TASK TO COMPLETE: Report how many lines contain "with". The answer is a single number.

SUPPLIED INFORMATION:
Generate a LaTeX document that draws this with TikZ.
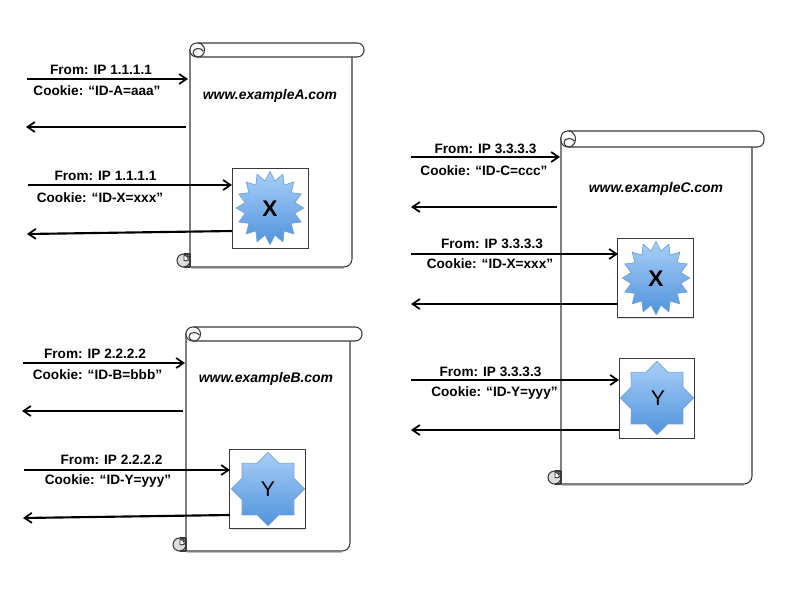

==

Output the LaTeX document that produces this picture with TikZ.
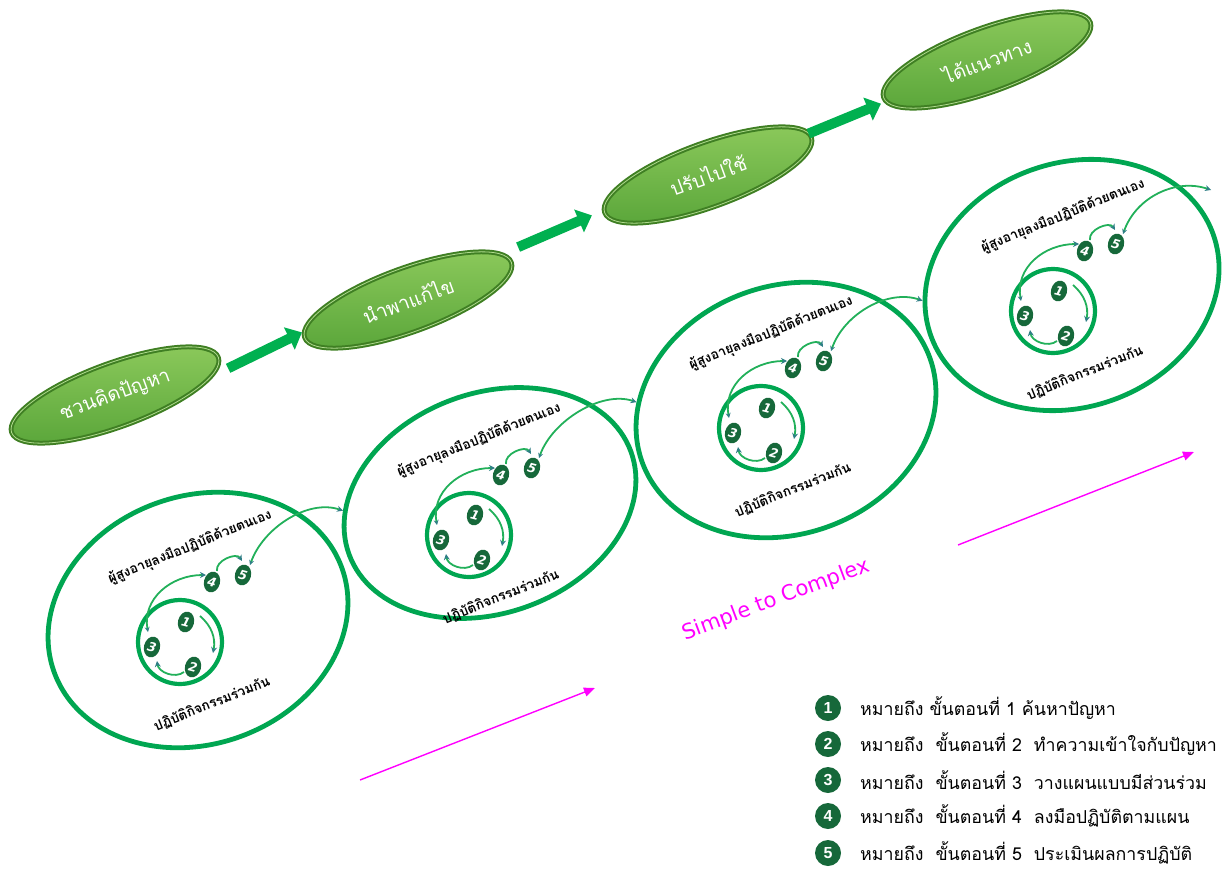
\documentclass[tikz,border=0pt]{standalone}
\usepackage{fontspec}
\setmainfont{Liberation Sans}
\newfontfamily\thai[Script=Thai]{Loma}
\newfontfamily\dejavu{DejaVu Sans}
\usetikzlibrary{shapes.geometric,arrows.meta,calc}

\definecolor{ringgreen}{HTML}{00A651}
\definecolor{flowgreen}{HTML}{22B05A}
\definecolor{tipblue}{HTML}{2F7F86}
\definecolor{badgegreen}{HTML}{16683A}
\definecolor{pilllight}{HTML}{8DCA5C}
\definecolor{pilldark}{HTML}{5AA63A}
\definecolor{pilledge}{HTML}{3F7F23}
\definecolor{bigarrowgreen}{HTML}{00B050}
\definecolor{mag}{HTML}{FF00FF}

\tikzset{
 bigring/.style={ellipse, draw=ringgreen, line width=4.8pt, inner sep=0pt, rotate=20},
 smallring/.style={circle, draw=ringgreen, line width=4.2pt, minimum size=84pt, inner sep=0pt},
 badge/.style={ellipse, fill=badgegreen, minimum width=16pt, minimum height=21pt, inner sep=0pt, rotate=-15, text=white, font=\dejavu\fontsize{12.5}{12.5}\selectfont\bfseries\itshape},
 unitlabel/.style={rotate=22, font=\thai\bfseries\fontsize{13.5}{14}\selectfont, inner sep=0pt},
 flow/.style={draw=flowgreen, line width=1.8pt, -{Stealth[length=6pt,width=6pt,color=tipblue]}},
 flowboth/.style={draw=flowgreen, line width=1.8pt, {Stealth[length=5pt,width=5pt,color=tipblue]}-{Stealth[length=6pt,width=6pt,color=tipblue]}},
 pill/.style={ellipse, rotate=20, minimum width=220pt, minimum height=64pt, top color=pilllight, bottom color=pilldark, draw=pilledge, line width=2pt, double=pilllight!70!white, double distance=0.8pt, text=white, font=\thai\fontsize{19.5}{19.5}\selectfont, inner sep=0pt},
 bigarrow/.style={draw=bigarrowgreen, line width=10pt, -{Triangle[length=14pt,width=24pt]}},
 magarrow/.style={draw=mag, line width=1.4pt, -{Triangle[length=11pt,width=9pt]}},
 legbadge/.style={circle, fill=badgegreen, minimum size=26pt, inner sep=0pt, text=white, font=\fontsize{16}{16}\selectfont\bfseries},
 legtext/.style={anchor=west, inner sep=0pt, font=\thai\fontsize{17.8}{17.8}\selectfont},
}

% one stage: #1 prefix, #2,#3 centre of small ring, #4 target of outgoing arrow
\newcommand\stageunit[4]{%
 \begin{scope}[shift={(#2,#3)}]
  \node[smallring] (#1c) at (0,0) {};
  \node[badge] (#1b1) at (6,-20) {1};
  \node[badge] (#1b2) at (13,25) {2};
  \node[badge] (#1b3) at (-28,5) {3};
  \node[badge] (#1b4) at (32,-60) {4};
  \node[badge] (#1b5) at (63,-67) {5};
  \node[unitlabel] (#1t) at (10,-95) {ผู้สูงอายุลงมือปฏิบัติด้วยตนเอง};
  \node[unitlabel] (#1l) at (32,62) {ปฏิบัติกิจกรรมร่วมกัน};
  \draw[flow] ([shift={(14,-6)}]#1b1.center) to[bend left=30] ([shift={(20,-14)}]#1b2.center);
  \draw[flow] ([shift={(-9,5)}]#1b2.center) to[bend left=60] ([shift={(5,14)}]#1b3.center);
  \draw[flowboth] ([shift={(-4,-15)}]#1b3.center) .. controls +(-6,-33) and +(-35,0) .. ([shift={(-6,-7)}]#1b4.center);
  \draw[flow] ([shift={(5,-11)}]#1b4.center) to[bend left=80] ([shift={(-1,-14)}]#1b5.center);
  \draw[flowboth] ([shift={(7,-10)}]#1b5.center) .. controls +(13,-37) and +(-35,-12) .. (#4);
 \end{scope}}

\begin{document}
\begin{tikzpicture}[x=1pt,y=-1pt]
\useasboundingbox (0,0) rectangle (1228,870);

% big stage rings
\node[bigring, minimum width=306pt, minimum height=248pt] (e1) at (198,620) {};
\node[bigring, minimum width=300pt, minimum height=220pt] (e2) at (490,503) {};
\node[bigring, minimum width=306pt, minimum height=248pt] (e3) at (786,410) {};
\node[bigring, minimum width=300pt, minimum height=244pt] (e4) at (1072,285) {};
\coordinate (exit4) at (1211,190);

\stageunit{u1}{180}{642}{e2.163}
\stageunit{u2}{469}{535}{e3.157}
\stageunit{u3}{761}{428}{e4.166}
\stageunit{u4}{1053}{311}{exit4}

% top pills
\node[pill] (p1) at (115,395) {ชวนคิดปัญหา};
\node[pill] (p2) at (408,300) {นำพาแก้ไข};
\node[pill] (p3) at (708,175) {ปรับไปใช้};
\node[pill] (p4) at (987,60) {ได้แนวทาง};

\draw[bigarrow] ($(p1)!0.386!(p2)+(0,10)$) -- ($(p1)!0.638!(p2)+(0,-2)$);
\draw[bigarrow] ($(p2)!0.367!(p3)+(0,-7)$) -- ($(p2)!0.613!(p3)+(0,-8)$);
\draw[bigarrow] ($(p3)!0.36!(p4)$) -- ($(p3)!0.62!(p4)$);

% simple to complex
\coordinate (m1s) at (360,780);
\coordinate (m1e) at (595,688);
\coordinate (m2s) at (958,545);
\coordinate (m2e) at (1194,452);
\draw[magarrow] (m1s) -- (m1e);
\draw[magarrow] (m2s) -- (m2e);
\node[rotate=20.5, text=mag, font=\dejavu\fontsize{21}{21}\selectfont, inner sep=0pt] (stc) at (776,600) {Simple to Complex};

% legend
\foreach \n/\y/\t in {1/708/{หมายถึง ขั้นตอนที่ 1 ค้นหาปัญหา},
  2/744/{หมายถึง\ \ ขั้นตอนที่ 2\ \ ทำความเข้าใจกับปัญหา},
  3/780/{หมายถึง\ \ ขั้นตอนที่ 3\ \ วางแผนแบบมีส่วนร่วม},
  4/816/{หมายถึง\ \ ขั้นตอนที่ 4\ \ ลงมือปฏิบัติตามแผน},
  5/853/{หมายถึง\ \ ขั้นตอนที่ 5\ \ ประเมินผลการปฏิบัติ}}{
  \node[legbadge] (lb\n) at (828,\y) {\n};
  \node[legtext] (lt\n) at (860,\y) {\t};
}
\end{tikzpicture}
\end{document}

THE OUTPUT: 2